Evidence is accruing that the AGE-RAGE pathway plays critical roles in the pathogenesis of DN. We hypothesize that AGEs, via RAGE, impact on multiple distinct cell types implicated in nephropathy. Experimental evidence supports the premise in vitro and in vivo that AGE-RAGE interaction in podocytes results in upregulation of VEGF, and, thereby, a mechanism to attract inflammatory cells and release of pro-inflammatory RAGE ligands, such as S100/calgranulins and HMGB1. In addition, ligand-RAGE interaction activates MCs, thereby providing a mechanism to augment generation of proscle-rotic growth factors and cytokines such as TGF-p. RAGE is also expressed by endothelial cells, thus, interaction of RAGE ligands with RAGE in the endothelium may directly amplify vascular perturbation in the glomerulus. A key consequence of such injury is the development of albuminuria. Future studies must dissect the potential impact of inflammatory RAGE signaling in the pathogenesis of nephropathy.

Although studies in proximal tubular cells suggest roles for AGE-RAGE signaling in epithelial myofibroblast transdifferentiation, such concepts have yet to be explored in vivo and thus represent solely theoretical considerations at this time.

We conclude that future clinical trials should include studies focused on combination therapy strategies to target the AGE-RAGE axis. Importantly, the critical impact of stringent control of hyperglycemia is the foremost goal. Studies in the Diabetes Control and Complications (DCCT) research group clearly indicated that rigorous control of hyperglycemia was associated with decreased microvascular complications, including nephropathy (79).
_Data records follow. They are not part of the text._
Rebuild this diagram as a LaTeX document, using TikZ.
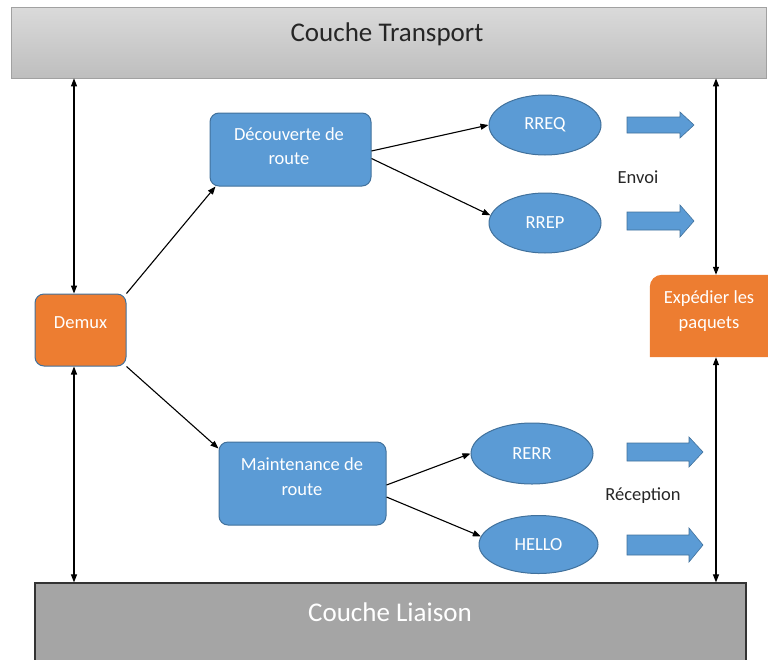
\documentclass[tikz,border=0pt]{standalone}
\usepackage{fontspec}
\setmainfont{Carlito}
\usetikzlibrary{arrows.meta,shapes.geometric}
\definecolor{boxblue}{HTML}{5B9BD5}
\definecolor{edgeblue}{HTML}{41719C}
\definecolor{boxorange}{HTML}{ED7D31}
\definecolor{transtop}{HTML}{DADADA}
\definecolor{transbot}{HTML}{BEBEBE}
\definecolor{liaison}{HTML}{A5A5A5}
\tikzset{
  txt/.style={font=\fontsize{18.5}{24.5}\selectfont},
  procbox/.style={draw=edgeblue, line width=1pt, fill=boxblue,
    rounded corners=9pt, inner sep=0pt},
  boxlbl/.style={txt, text=white, align=center},
  msg/.style={txt, ellipse, draw=edgeblue, line width=1pt, fill=boxblue, text=white,
    inner sep=0pt, minimum width=112pt, minimum height=60pt},
  % block arrow: total length / body half-height / head half-height
  pics/flowarrow/.style n args={3}{code={
    \filldraw[fill=boxblue, draw=edgeblue, line width=0.6pt]
      (0,-#2) -- (#1-14,-#2) -- (#1-14,-#3) -- (#1,0) -- (#1-14,#3) -- (#1-14,#2) -- (0,#2) -- cycle;
  }},
  link/.style={line width=1.1pt, -{Triangle[length=8pt,width=6pt]}},
  dbl/.style={line width=1.1pt, {Triangle[length=8pt,width=6pt]}-{Triangle[length=8pt,width=6pt]}},
}
\begin{document}
\begin{tikzpicture}[x=1pt,y=-1pt]
\useasboundingbox (0,0) rectangle (768,659);
\clip (0,0) rectangle (768,659);

% layers
\node[draw=transbot!85!black, line width=0.8pt, top color=transtop, bottom color=transbot,
  minimum width=755pt, minimum height=71pt, inner sep=0pt] (transport) at (388.5,42.5) {};
\node[font=\fontsize{27}{30}\selectfont, text=black!85] (transportlbl) at (387,34) {Couche Transport};
\node[draw=black!80, line width=1.2pt, fill=liaison, minimum width=711pt, minimum height=90pt,
  inner sep=0pt] (liaison) at (390.5,628) {};
\node[font=\fontsize{27}{30}\selectfont, text=white] (liaisonlbl) at (390,612) {Couche Liaison};

% processing blocks
\node[procbox, fill=boxorange, minimum width=91pt, minimum height=72pt] (demux) at (80.5,330) {};
\node[boxlbl] (demuxlbl) at (80.5,323) {Demux};
\node[procbox, minimum width=161pt, minimum height=73pt] (decouv) at (290.5,149.5) {};
\node[boxlbl] (decouvlbl) at (289,146) {Découverte de\\route};
\node[procbox, minimum width=167pt, minimum height=83pt] (maint) at (302.5,483.5) {};
\node[boxlbl] (maintlbl) at (302,476.5) {Maintenance de\\route};

% messages
\node[msg] (rreq) at (545,125) {RREQ};
\node[msg] (rrep) at (545,223) {RREP};
\node[msg, minimum width=122pt, minimum height=61pt] (rerr) at (532,453.5) {RERR};
\node[msg, minimum width=119pt, minimum height=58pt] (hello) at (538.5,544.5) {HELLO};

% direction arrows
\pic (fa) at (627,125) {flowarrow={67}{8}{13}};
\pic (fb) at (627,221) {flowarrow={67}{9}{16}};
\pic (fc) at (627,452) {flowarrow={76}{9}{15}};
\pic (fd) at (627,545) {flowarrow={76}{10}{17}};
\node[txt, text=black!85] (envoi) at (638,177) {Envoi};
\node[txt, text=black!85] (recep) at (643,496) {Réception};

% forwarding block, rounded at its upper left corner only
\node[minimum width=118pt, minimum height=82pt, inner sep=0pt] (exped) at (709,316) {};
\fill[boxorange] (exped.south west) -- ([yshift=-12pt]exped.north west)
  arc[start angle=180, end angle=270, radius=12] -- (exped.north east) -- (exped.south east) -- cycle;
\node[boxlbl] (expedlbl) at (709,311) {Expédier les\\paquets};

% links between blocks
\draw[link] (demux.north east) -- ([xshift=6pt]decouv.south west);
\draw[link] (demux.south east) -- ([yshift=-7pt]maint.north west);
\draw[link] ([yshift=-1.5pt]decouv.east) -- (rreq.west);
\draw[link] ([yshift=-9pt]decouv.east) -- (rrep.172);
\draw[link] ([yshift=-1.5pt]maint.east) -- (rerr.west);
\draw[link] ([yshift=-13.5pt]maint.east) -- (hello.172);

% vertical exchanges with the layers
\draw[dbl] ([xshift=-6.5pt]demux.north |- transport.south) -- ([xshift=-6.5pt]demux.north);
\draw[dbl] ([xshift=-6.5pt]demux.south) -- ([xshift=-6.5pt]demux.south |- liaison.north);
\draw[dbl] ([xshift=7pt]exped.north |- transport.south) -- ([xshift=7pt]exped.north);
\draw[dbl] ([xshift=7pt]exped.south) -- ([xshift=7pt]exped.south |- liaison.north);
\end{tikzpicture}
\end{document}
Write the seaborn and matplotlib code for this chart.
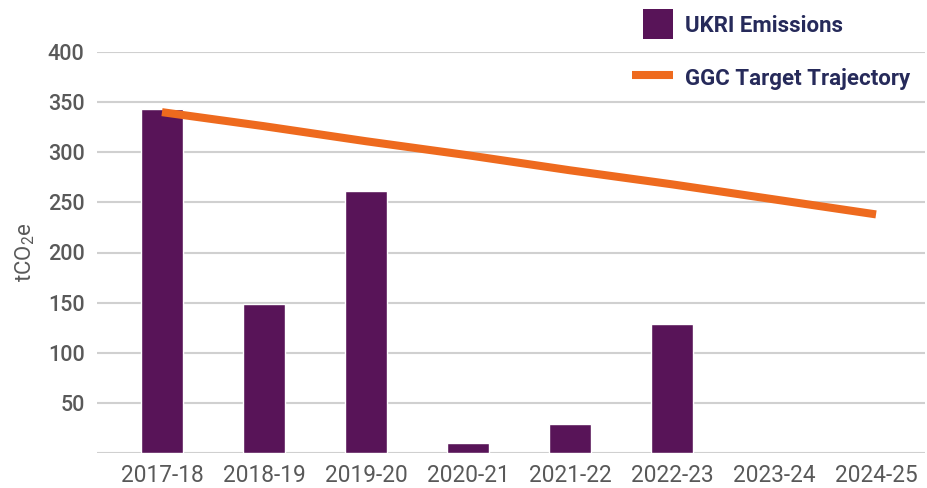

Recently, fascinating findings published by the Epidemiology of Diabetes Interventions and Complications (EDIC) study suggested that subjects in the original intensively treated DCCT group continued to display renoprotection (decreased albuminuria, hypertension, and rise in serum creatinine level) vs subjects originally in the conventional treatment group (80). This extended benefit occurred despite the fact that levels of glycosylated hemoglobin in the originally intensively treated subjects gradually became indistinguishable between the two groups. Such considerations suggest that earlier and substantive reduction in hyperglycemia in the original intensively treated group left an indelible mark in the vasculature of these diabetic subjects, and support the hypothesis that high levels of glucose may be linked to long-term "memory" in vascular targets in diabetes. It is plausible that AGE-RAGE interaction is one of the mechanisms underlying glycemic memory, thereby further supporting the targeting of this axis in chronic nephropathy.